Stored records
+ + + + +
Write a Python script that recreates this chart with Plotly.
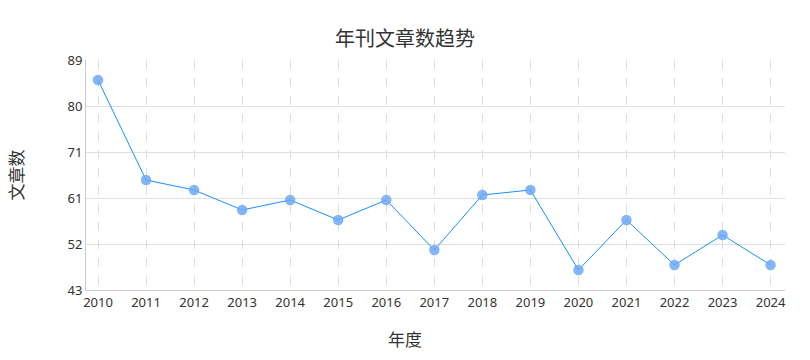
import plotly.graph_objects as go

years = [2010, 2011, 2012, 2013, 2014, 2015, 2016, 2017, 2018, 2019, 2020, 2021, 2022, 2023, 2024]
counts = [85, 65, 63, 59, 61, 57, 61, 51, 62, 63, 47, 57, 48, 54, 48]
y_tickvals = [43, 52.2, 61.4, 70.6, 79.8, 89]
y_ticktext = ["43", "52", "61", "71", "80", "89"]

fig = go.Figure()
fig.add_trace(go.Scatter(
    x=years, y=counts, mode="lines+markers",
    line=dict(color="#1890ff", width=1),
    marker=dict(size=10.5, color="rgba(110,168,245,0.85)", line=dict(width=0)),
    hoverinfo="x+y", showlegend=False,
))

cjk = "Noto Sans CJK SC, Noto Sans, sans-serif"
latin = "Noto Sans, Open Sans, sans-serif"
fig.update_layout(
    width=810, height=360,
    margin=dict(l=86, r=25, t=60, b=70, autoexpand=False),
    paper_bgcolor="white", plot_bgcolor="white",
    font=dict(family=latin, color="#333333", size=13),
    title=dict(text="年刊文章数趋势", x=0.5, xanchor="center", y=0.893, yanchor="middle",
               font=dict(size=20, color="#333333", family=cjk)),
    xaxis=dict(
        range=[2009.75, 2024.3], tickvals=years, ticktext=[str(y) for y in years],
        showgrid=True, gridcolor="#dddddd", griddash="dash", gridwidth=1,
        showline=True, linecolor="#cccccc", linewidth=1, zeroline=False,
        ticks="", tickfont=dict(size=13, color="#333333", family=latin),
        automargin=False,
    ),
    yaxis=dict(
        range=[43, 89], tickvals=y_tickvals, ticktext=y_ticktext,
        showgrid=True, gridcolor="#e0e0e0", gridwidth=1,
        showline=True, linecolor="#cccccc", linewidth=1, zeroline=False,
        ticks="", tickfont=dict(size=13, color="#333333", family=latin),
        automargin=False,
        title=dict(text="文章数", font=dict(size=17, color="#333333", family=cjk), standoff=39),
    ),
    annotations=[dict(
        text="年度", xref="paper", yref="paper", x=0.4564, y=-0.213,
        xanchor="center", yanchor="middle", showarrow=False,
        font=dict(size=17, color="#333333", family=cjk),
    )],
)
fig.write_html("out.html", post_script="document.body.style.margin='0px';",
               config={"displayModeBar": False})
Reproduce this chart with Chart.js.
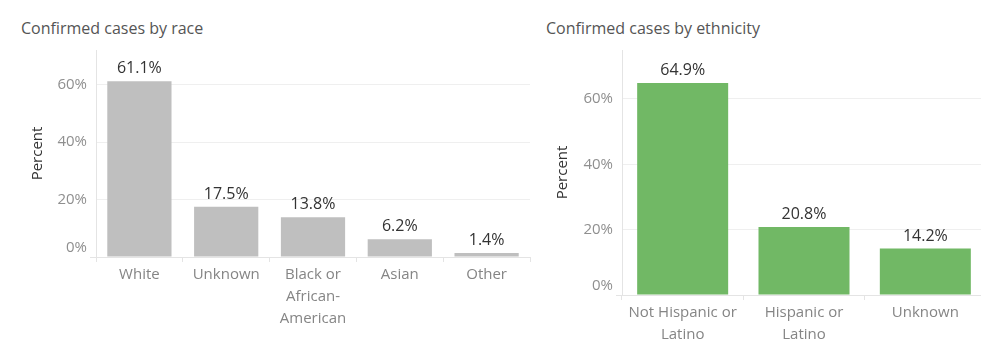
+ + + + +
(What is being asked): Set down word for word the lines from the first entry through the line with "import plotly.graph_objects as go", both included, omitting pictures.

(Exercise result):
Write a Python script that recreates this chart with Plotly.
import plotly.graph_objects as go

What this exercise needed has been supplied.